Perspective
The future for Automation
Television is hugely popular in the Indian sub-continent. At the beginning of this century, a third of all Indian homes had a television. Today it is more than two-thirds. But at the same time, new media services have sprung up. Content on demand on smart phones is gaining ground, particularly as network capacity improves and intelligent techniques to boost quality are developed.
Consumers in the region are demanding the highest quality in broadcast television, and also the ability to watch what they want, when they want. The result is that broadcasters have to find new ways to manage workflows and automate processes. Automation for television playout first came onto the scene 30 years ago. That was a time before video servers, and content came from standalone VTRs and robotic tape libraries like the Sony LMS and the Panasonic Marc.
While these were designed for computer control, computers of the day were very limited. So, the early television playout automation systems depended on PCs running customised software to track playlists. Instructions were passed on to real-time interfaces — special purpose hardware — which performed the machine control.
These early automation systems allowed system designers to choose the hardware they wanted: not only the video recorders, but also switchers and graphics devices. Provided they had a published API, they could be controlled by the automation.

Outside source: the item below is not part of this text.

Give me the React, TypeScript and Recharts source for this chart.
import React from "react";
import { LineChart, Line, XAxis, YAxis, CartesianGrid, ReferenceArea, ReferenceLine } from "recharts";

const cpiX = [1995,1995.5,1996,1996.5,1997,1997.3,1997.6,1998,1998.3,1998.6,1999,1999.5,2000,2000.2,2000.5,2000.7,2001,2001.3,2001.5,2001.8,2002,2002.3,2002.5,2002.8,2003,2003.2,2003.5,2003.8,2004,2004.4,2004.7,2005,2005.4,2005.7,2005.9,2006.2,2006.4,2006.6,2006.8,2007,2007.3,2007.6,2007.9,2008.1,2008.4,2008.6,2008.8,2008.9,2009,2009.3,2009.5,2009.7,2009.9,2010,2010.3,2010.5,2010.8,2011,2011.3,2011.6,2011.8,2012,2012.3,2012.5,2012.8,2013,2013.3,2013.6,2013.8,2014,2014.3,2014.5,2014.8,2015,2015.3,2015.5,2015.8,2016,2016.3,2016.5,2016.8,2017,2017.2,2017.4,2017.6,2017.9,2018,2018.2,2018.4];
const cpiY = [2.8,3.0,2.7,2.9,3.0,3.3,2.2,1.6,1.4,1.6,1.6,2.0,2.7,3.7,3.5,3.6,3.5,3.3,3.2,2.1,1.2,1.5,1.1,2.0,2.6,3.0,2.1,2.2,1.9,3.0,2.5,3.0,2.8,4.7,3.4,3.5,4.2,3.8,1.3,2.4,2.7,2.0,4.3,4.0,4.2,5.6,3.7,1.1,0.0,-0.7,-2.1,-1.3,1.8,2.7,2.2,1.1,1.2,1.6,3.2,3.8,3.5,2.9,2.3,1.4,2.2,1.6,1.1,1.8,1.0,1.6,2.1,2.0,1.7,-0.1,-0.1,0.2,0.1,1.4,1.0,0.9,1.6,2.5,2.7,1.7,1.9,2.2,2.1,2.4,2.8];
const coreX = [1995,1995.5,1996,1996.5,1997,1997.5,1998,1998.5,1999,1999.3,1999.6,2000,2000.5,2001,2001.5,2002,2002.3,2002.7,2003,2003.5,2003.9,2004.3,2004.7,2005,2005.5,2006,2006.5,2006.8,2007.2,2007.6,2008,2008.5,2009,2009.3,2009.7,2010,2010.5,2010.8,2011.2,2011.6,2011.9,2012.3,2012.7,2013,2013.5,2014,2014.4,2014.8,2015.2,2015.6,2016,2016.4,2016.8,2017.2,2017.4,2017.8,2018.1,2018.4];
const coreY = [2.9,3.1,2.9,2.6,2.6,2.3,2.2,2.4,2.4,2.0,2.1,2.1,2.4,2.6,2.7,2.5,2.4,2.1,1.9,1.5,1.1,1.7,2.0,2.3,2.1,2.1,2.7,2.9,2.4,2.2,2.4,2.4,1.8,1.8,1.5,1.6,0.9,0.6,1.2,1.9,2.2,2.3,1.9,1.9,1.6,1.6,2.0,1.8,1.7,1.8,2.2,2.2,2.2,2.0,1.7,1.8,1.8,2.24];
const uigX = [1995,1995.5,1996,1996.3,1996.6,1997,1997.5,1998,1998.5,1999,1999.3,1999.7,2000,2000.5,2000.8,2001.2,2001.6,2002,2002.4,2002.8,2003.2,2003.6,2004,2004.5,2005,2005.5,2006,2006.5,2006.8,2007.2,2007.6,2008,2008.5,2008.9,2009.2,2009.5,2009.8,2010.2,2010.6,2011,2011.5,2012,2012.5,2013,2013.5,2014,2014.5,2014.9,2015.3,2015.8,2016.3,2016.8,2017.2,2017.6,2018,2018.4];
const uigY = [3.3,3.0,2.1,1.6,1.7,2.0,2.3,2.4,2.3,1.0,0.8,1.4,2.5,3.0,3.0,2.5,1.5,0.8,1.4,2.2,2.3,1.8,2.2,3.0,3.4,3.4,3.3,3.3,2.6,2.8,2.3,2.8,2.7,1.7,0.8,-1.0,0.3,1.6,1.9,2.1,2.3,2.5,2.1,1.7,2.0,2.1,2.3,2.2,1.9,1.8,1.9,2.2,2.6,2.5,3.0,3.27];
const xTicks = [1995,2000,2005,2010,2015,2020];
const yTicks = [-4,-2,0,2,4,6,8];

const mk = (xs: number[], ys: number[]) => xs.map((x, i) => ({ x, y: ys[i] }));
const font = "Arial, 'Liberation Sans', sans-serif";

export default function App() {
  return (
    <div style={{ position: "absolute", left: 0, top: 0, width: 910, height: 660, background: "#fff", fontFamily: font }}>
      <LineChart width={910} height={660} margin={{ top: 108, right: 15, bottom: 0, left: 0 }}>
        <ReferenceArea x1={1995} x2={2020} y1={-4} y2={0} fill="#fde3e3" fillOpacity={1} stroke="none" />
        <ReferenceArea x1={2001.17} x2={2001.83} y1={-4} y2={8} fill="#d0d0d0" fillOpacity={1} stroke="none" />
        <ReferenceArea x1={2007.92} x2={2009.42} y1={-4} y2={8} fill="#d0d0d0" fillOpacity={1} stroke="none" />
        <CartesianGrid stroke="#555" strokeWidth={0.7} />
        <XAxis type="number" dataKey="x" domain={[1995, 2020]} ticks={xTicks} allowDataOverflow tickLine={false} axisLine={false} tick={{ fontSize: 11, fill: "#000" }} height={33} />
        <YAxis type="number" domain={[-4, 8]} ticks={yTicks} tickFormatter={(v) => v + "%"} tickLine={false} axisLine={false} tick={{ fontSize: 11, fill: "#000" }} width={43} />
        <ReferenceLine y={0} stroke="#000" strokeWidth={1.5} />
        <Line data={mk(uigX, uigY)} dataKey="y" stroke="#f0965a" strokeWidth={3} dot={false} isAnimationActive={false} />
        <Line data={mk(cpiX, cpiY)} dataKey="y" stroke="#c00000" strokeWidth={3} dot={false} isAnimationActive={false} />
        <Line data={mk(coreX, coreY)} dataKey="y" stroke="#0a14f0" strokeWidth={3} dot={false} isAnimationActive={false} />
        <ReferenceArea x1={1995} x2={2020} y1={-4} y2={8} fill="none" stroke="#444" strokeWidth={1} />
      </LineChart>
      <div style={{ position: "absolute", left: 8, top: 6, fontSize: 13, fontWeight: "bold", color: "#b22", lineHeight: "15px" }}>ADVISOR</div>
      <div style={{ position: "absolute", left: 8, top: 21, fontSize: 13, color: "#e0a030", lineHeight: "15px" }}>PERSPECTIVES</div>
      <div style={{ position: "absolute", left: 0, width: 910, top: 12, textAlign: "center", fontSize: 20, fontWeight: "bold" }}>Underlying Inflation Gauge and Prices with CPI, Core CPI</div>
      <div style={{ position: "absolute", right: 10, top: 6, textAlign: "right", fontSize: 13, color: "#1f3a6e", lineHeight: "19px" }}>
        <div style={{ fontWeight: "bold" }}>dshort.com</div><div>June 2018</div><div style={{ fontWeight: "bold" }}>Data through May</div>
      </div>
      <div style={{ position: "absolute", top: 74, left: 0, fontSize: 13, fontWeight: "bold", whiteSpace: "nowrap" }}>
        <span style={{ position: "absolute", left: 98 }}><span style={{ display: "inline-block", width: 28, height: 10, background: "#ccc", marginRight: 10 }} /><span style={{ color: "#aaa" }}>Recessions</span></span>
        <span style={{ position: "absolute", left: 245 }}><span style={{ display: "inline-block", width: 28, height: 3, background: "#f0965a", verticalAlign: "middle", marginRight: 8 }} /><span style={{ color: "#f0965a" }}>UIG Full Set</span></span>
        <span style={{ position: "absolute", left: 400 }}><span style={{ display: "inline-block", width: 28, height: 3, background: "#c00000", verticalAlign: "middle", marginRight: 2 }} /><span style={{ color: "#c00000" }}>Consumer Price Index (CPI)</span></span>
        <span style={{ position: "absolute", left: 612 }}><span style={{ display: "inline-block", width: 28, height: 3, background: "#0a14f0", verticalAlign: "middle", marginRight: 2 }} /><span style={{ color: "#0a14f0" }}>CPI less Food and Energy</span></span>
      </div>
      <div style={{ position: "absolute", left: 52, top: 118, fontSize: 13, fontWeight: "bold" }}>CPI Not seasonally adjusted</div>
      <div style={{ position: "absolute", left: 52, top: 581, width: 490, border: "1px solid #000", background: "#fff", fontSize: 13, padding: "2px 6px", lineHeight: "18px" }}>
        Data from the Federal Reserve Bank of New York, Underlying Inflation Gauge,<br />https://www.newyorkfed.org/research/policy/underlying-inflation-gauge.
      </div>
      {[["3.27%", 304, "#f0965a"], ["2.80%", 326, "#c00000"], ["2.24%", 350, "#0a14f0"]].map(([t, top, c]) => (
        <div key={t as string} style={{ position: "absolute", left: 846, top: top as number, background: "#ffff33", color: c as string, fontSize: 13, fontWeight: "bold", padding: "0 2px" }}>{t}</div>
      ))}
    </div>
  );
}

The other side of that coin was that the automation system was tailored to the devices under its control, each of which would have different characteristics. If you wanted to change anything, it meant re-engineering the software, and if you wanted to extend the outputs you needed to buy new hardware.
With the coming of the video server, the idea of a channel-in a box became popular. This put the basic functionality you needed for a single channel into one device. Typically, these were 1RU, so they were certainly compact and convenient. But choice was limited: you were locked into the functionality of the device. Today, with the growing number of channels and outputs — along with the ever-present demand for high quality and reliability — broadcast engineers have to look at the challenge of playout from the other end of the telescope. Rather than have technology dictate our capabilities, we want to define our business requirements and have technology support them.
That means having scalability and extensibility built into the design. We need a playout automation platform that we can adapt at any time — with a few software commands — to suit our dynamic workflows and ever-changing market demands. If our business analysis says we need to add a new channel, or a streaming version, or an output in Ultra HD, then we must be able to do it, and do it quickly.
The only way to achieve this level of agility is through a software-defined architecture running on standard commercial off-the-shelf (COTS) hardware. The Versio Platform from Imagine Communications is a good example of this new approach. It provides all the playout functionality you need, in software. It can run on dedicated hardware in your machine room, as a virtual infrastructure in your data centre, or in the cloud.
This next-generation playout solution achieves this agility through microservices — compact packages of software that each perform very specific operations. Using the Imagine Zenium microservices environment, these discrete software components — from third parties, as well as from Imagine — can be combined and recombined to deliver precisely the workflows you need from moment to moment and adapt to meet the challenges of today’s continually changing market demands.